What needs to be done
Go through the records and show each line where the word "this" occurs.

*** Recorded data

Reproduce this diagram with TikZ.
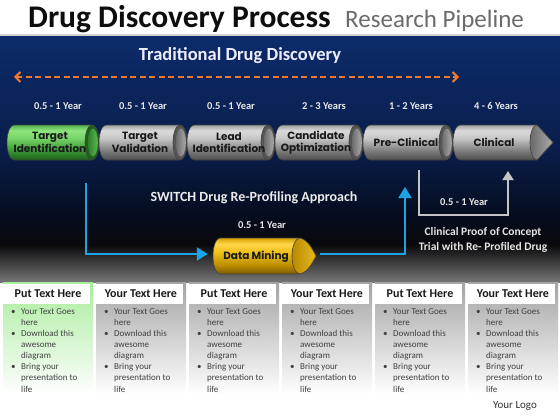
\documentclass[tikz,border=0pt]{standalone}
\usepackage{fontspec}
\setmainfont{Carlito}
\newfontfamily\popf{Poppins}
\usetikzlibrary{arrows.meta}

\definecolor{navyA}{HTML}{0C2B6A}
\definecolor{navyB}{HTML}{0A1E4C}
\definecolor{navyC}{HTML}{050C1E}
\definecolor{darkD}{HTML}{0A0A0C}
\definecolor{greyE}{HTML}{767676}
\definecolor{orangeL}{HTML}{F07A28}
\definecolor{blueL}{HTML}{1EA4E4}
\definecolor{greyL}{HTML}{C4C4C4}
\definecolor{yeartxt}{HTML}{E8E8E8}
\definecolor{bodytxt}{HTML}{404040}
\definecolor{titlegrey}{HTML}{6B6B6B}
\definecolor{colgn}{HTML}{A8EC9C}
\definecolor{colgy}{HTML}{A4A4A4}
% grey cylinder
\definecolor{gy0}{HTML}{4C4C4C}
\definecolor{gy1}{HTML}{7C7C7C}
\definecolor{gy2}{HTML}{C6C6C6}
\definecolor{gy3}{HTML}{DADADA}
\definecolor{gy4}{HTML}{A0A0A0}
\definecolor{gyA}{HTML}{555555}
\definecolor{gyB}{HTML}{6A6A6A}
\definecolor{gyC}{HTML}{ABABAB}
% green cylinder
\definecolor{gn0}{HTML}{1C5E1A}
\definecolor{gn1}{HTML}{389432}
\definecolor{gn2}{HTML}{76D468}
\definecolor{gn3}{HTML}{8EE47E}
\definecolor{gn4}{HTML}{58B44C}
\definecolor{gnA}{HTML}{1E601C}
\definecolor{gnB}{HTML}{2E7E2A}
\definecolor{gnC}{HTML}{5CB850}
% gold cylinder
\definecolor{gd0}{HTML}{7E5A00}
\definecolor{gd1}{HTML}{BE9000}
\definecolor{gd2}{HTML}{F0C21C}
\definecolor{gd3}{HTML}{FFD648}
\definecolor{gd4}{HTML}{D4A000}
\definecolor{gdA}{HTML}{8A6400}
\definecolor{gdB}{HTML}{B88A00}
\definecolor{gdC}{HTML}{E8B820}

\pgfdeclareverticalshading{cylgy}{100bp}{color(0bp)=(gy0); color(25bp)=(gy0); color(38bp)=(gy1); color(56bp)=(gy2); color(67bp)=(gy3); color(75bp)=(gy4); color(100bp)=(gy4)}
\pgfdeclareverticalshading{cylgn}{100bp}{color(0bp)=(gn0); color(25bp)=(gn0); color(38bp)=(gn1); color(56bp)=(gn2); color(67bp)=(gn3); color(75bp)=(gn4); color(100bp)=(gn4)}
\pgfdeclareverticalshading{cylgd}{100bp}{color(0bp)=(gd0); color(25bp)=(gd0); color(38bp)=(gd1); color(56bp)=(gd2); color(67bp)=(gd3); color(75bp)=(gd4); color(100bp)=(gd4)}

\tikzset{
  cylline/.style={draw=black!75, line width=0.6pt},
  cyltext/.style={font=\popf\bfseries\fontsize{10.5}{12.5}\selectfont, text=black!90, align=center, inner sep=0pt},
  yearlbl/.style={font=\bfseries\fontsize{10.5}{12}\selectfont, text=yeartxt, inner sep=0pt},
  bluearrow/.style={draw=blueL, line width=2.2pt, -{Triangle[length=11pt,width=13pt]}},
  greyarrow/.style={draw=greyL, line width=1.8pt, -{Triangle[length=9pt,width=11pt]}},
  hdr/.style={font=\bfseries\fontsize{12}{14}\selectfont, text=black!90, inner sep=0pt},
  bodyt/.style={font=\fontsize{9}{11}\selectfont, text=bodytxt, inner sep=0pt},
}

\newcommand\DCcyl[4]{%
  \pgfmathsetmacro\DCa{#1+7}\pgfmathsetmacro\DCb{#2-7}%
  \pgfmathsetmacro\DCt{#3-17.5}\pgfmathsetmacro\DCu{#3+17.5}%
  \path[cylline, shade, shading=cyl#4] (\DCa,\DCt) -- (\DCb,\DCt) arc[start angle=90,end angle=-90,x radius=7pt,y radius=17.5pt] -- (\DCa,\DCu) arc[start angle=270,end angle=90,x radius=7pt,y radius=17.5pt] -- cycle;
  \path[cylline, fill=#4A] (\DCb,#3) ellipse[x radius=7pt,y radius=17.5pt];
  \shade[left color=#4B, right color=#4C] (\DCb+0.8,#3) ellipse[x radius=5pt,y radius=14pt];
}

\begin{document}
\begin{tikzpicture}[x=1pt,y=-1pt]
\useasboundingbox (0,0) rectangle (560,420);
% backgrounds
\fill[white] (0,0) rectangle (560,420);
\fill[gray!35] (0,34) rectangle (560,37);
\shade[top color=navyA, bottom color=navyB] (0,37) rectangle (560,150.5);
\shade[top color=navyB, bottom color=navyC] (0,150) rectangle (560,215.5);
\shade[top color=navyC, bottom color=darkD] (0,215) rectangle (560,245.5);
\shade[top color=darkD, bottom color=greyE] (0,245) rectangle (560,282);

% title
\node[anchor=base west, inner sep=0pt, font=\bfseries\fontsize{31.5}{34}\selectfont, text=black!95] (title) at (28,28) {Drug Discovery Process};
\node[anchor=base west, inner sep=0pt, font=\fontsize{25}{28}\selectfont, text=titlegrey] (subtitle) at (345,28) {Research Pipeline};

% traditional
\node[inner sep=0pt, font=\bfseries\fontsize{18.5}{22}\selectfont, text=white!93!blue] (trad) at (240,56) {Traditional Drug Discovery};
\coordinate (o1) at (14,77);
\coordinate (o2) at (459,77);
\draw[orangeL, line width=2.2pt, dash pattern=on 6pt off 3.5pt, {Straight Barb[length=5pt,width=10pt,line width=2pt]}-{Straight Barb[length=5pt,width=10pt,line width=2pt]}] (o1) -- (o2);

% year labels
\node[yearlbl] (y1) at (58,106) {0.5 - 1 Year};
\node[yearlbl] (y2) at (143,106) {0.5 - 1 Year};
\node[yearlbl] (y3) at (231,106) {0.5 - 1 Year};
\node[yearlbl] (y4) at (324,106) {2 - 3 Years};
\node[yearlbl] (y5) at (411,106) {1 - 2 Years};
\node[yearlbl] (y6) at (496,106) {4 - 6 Years};

% pipeline
\DCcyl{7}{99}{142.5}{gn}
\DCcyl{99}{187}{142.5}{gy}
\DCcyl{187}{275}{142.5}{gy}
\DCcyl{275}{363}{142.5}{gy}
\DCcyl{363}{453}{142.5}{gy}
\path[cylline, shade, shading=cylgy] (460,125) -- (537,125) -- (553,142.5) -- (537,160) -- (460,160) arc[start angle=270,end angle=90,x radius=7pt,y radius=17.5pt] -- cycle;
\shade[left color=gyB, right color=gyC] (537,125) arc[start angle=90,end angle=270,x radius=7pt,y radius=17.5pt] -- (553,142.5) -- cycle;
\draw[cylline] (537,125) arc[start angle=90,end angle=270,x radius=7pt,y radius=17.5pt] -- (553,142.5) -- cycle;

\node[cyltext] (n1) at (50,142.5) {Target\\Identification};
\node[cyltext] (n2) at (140,142.5) {Target\\Validation};
\node[cyltext] (n3) at (229,142.5) {Lead\\Identification};
\node[cyltext] (n4) at (316,142.5) {Candidate\\Optimization};
\node[cyltext] (n5) at (406,142.5) {Pre-Clinical};
\node[cyltext] (n6) at (494,142.5) {Clinical};

% switch approach
\node[inner sep=0pt, font=\bfseries\fontsize{14}{16}\selectfont, text=white!92!black] (sw) at (254,198) {SWITCH Drug Re-Profiling Approach};
\node[yearlbl] (y7) at (262,225) {0.5 - 1 Year};

% data mining cylinder
\path[cylline, shade, shading=cylgd] (220,238) -- (300,238) .. controls (308,240) and (313,250) .. (316,256) .. controls (313,262) and (308,272) .. (300,274) -- (220,274) arc[start angle=270,end angle=90,x radius=7pt,y radius=18pt] -- cycle;
\shade[left color=gdB, right color=gdC] (300,238) arc[start angle=90,end angle=270,x radius=8pt,y radius=18pt] .. controls (308,272) and (313,262) .. (316,256) .. controls (313,250) and (308,240) .. (300,238) -- cycle;
\draw[cylline] (300,238) arc[start angle=90,end angle=270,x radius=8pt,y radius=18pt] .. controls (308,272) and (313,262) .. (316,256) .. controls (313,250) and (308,240) .. (300,238);
\node[inner sep=0pt, minimum width=103pt, minimum height=36pt] (dmbox) at (264.5,256) {};
\node[cyltext] (dm) at (256,257) {Data Mining};

% blue connectors
\coordinate (b1) at (86,183);
\coordinate (b2) at (405,187);
\draw[bluearrow] (b1) |- ([xshift=-5pt,yshift=2pt]dmbox.west);
\draw[bluearrow] ([xshift=4pt,yshift=2pt]dmbox.east) -| (b2);

% grey connector
\coordinate (g1) at (419,170);
\coordinate (gc) at (463,215);
\coordinate (g2) at (508,171);
\draw[greyarrow] (g1) |- (gc) -| (g2);
\node[yearlbl] (y8) at (464,202) {0.5 - 1 Year};
\node[inner sep=0pt, align=center, font=\bfseries\fontsize{11.5}{15}\selectfont, text=white!90!black] (cp) at (483,239.5) {Clinical Proof of Concept\\Trial with Re- Profiled Drug};

% columns
\foreach \cx/\hd/\clr [count=\i] in {3/Put Text Here/colgn, 96/Your Text Here/colgy, 189/Put Text Here/colgy, 282/Your Text Here/colgy, 375/Put Text Here/colgy, 468/Your Text Here/colgy}{
  \shade[top color=\clr, bottom color=white] (\cx,282) rectangle (\cx+90,394);
  \fill[white] (\cx,284) rectangle (\cx+87,304);
  \node[hdr] (h\i) at (\cx+45,293.5) {\hd};
  \foreach \ln [count=\k from 0] in {Your Text Goes, here, Download this, awesome, diagram, Bring your, presentation to, life}{
    \node[bodyt, anchor=base west] (t\i-\k) at (\cx+18, 314+11.15*\k) {\ln};
  }
  \foreach \k in {0,2,5}{
    \node[bodyt, anchor=base west] (u\i-\k) at (\cx+8, 314+11.15*\k) {•};
  }
}
\node[inner sep=0pt, font=\fontsize{11}{13}\selectfont, text=black!80] (logo) at (515,406) {Your Logo};
\end{tikzpicture}
\end{document}
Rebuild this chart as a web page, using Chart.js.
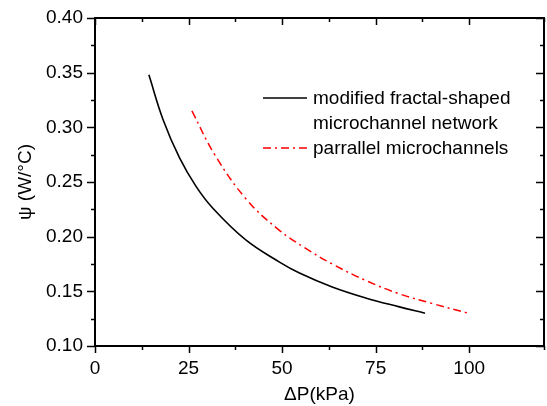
<!DOCTYPE html>
<html>
<head>
<meta charset="utf-8">
<script src="https://cdn.jsdelivr.net/npm/chart.js@4.4.0/dist/chart.umd.min.js"></script>
<style>
html,body{margin:0;padding:0;background:#fff;}
#wrap{width:547px;height:406px;}
</style>
</head>
<body>
<div id="wrap"><canvas id="c" width="547" height="406"></canvas></div>
<script>
// Data
const fractalX = [14.4, 18.2, 22.6, 27.0, 31.5, 40.3, 49.2, 54.5, 63.4, 72.3, 81.1, 88.2];
const fractalY = [0.348, 0.307, 0.272, 0.246, 0.226, 0.197, 0.177, 0.167, 0.154, 0.144, 0.136, 0.130];
const parallelX = [25.9, 32.0, 40.5, 49.2, 56.0, 63.4, 72.3, 81.1, 90.0, 99.7];
const parallelY = [0.315, 0.275, 0.234, 0.206, 0.190, 0.175, 0.160, 0.148, 0.139, 0.130];
const seriesNames = [["modified fractal-shaped", "microchannel network"], ["parrallel microchannels"]];
const xTickLabels = [0, 25, 50, 75, 100];
const yTickLabels = [0.10, 0.15, 0.20, 0.25, 0.30, 0.35, 0.40];
const xTitle = "\u0394P(kPa)";
const yTitle = "\u03C8 (W/\u00B0C)";

const FONT = "'Liberation Sans', Arial, Helvetica, sans-serif";

function pts(xs, ys){ return xs.map((v,i)=>({x:v, y:ys[i]})); }
const isMajorX = v => xTickLabels.some(t => Math.abs(t - v) < 1e-6);
const isMajorY = v => yTickLabels.some(t => Math.abs(t - v) < 1e-6);

const framePlugin = {
  id: 'frame',
  afterDraw(chart){
    const ctx = chart.ctx;
    const {left, right, top, bottom} = chart.chartArea;
    const xs = chart.scales.x, ys = chart.scales.y;
    ctx.save();
    ctx.strokeStyle = '#000';
    ctx.lineWidth = 2;
    ctx.lineCap = 'butt';
    ctx.beginPath();
    ctx.rect(left, top, right - left, bottom - top);
    ctx.stroke();
    ctx.lineWidth = 1.5;
    ctx.beginPath();
    xs.ticks.forEach(t => {
      const p = Math.round(xs.getPixelForValue(t.value)) + 0.5;
      const L = isMajorX(t.value) ? 7 : 4;
      ctx.moveTo(p, bottom); ctx.lineTo(p, bottom + L);
      ctx.moveTo(p, top); ctx.lineTo(p, top + L);
    });
    ys.ticks.forEach(t => {
      const p = Math.round(ys.getPixelForValue(t.value)) + 0.5;
      const L = isMajorY(t.value) ? 8 : 4;
      ctx.moveTo(left, p); ctx.lineTo(left - L, p);
      ctx.moveTo(right, p); ctx.lineTo(right - L, p);
    });
    ctx.stroke();

    // legend
    const ds = chart.data.datasets;
    const lx1 = 263, lx2 = 307, tx = 313;
    const rows = [98, 148];
    ctx.font = '19px ' + FONT;
    ctx.fillStyle = '#000';
    ctx.textBaseline = 'middle';
    ctx.textAlign = 'left';
    ds.forEach((d, i) => {
      const yy = rows[i];
      ctx.save();
      ctx.strokeStyle = d.borderColor;
      ctx.lineWidth = d.borderWidth;
      ctx.setLineDash(d.borderDash || []);
      ctx.beginPath();
      ctx.moveTo(lx1, yy); ctx.lineTo(lx2, yy);
      ctx.stroke();
      ctx.restore();
      seriesNames[i].forEach((s, k) => ctx.fillText(s, tx, yy + 1 + k * 25));
    });
    ctx.restore();
  }
};

new Chart(document.getElementById('c'), {
  type: 'line',
  data: {
    datasets: [
      { label: seriesNames[0].join(' '), data: pts(fractalX, fractalY), borderColor: '#000000', borderWidth: 1.6,
        pointRadius: 0, tension: 0.4, fill: false },
      { label: seriesNames[1].join(' '), data: pts(parallelX, parallelY), borderColor: '#ff0000', borderWidth: 1.5,
        borderDash: [8, 4, 2, 4], pointRadius: 0, tension: 0.4, fill: false }
    ]
  },
  options: {
    responsive: false,
    animation: false,
    devicePixelRatio: 1,
    layout: { padding: { top: 18, right: 2, left: 0, bottom: 0 } },
    plugins: { legend: { display: false }, tooltip: { enabled: false } },
    scales: {
      x: {
        type: 'linear', min: 0, max: 120,
        afterFit: s => { s.height = 60; },
        ticks: { stepSize: 12.5, autoSkip: false, maxRotation: 0, padding: 3, color: '#000',
          font: { family: FONT, size: 19 },
          callback: v => isMajorX(v) ? String(v) : '' },
        grid: { drawOnChartArea: false, tickLength: 8, tickColor: 'rgba(0,0,0,0)' },
        border: { display: false },
        title: { display: true, text: xTitle, color: '#000', font: { family: FONT, size: 19 }, padding: { top: 2, bottom: 0 } }
      },
      y: {
        type: 'linear', min: 0.1, max: 0.4,
        afterFit: s => { s.width = 95; },
        ticks: { stepSize: 0.025, autoSkip: false, padding: 4, color: '#000',
          font: { family: FONT, size: 19 },
          callback: v => isMajorY(v) ? v.toFixed(2) : '' },
        grid: { drawOnChartArea: false, tickLength: 8, tickColor: 'rgba(0,0,0,0)' },
        border: { display: false },
        title: { display: true, text: yTitle, color: '#000', font: { family: FONT, size: 19 }, padding: { top: 14, bottom: 4 } }
      }
    }
  },
  plugins: [framePlugin]
});
</script>
</body>
</html>
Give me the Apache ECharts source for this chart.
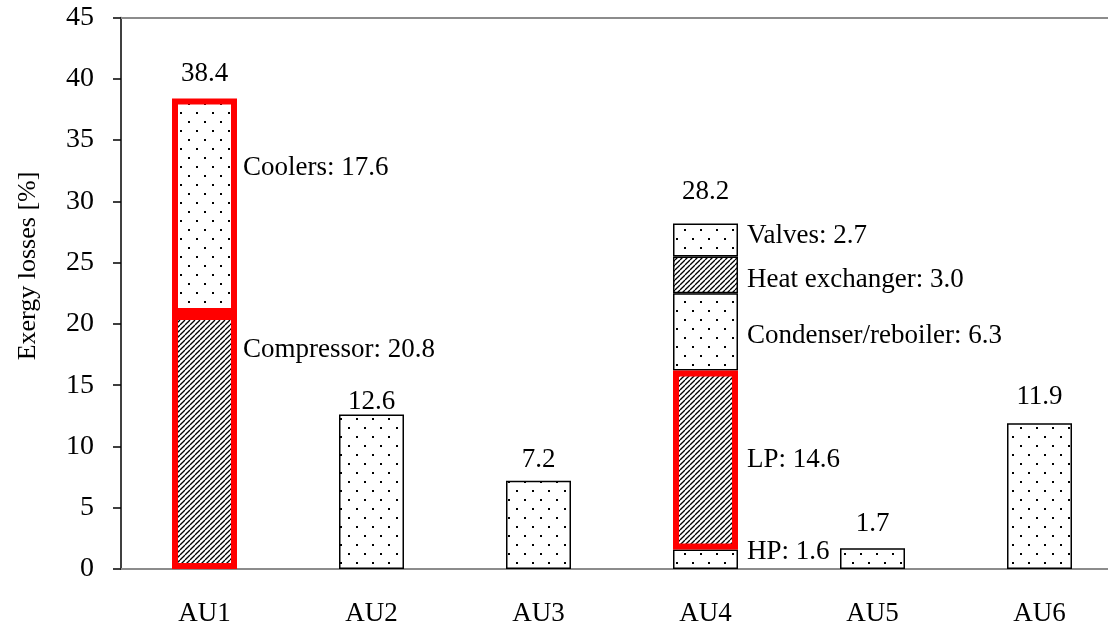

******

Exercise output
Reproduce this diagram with TikZ.
  \foreach \ln [count=\k from 0] in {Your Text Goes, here, Download this, awesome, diagram, Bring your, presentation to, life}{
Rebuild this chart as a web page, using Chart.js.
Give me the Apache ECharts source for this chart.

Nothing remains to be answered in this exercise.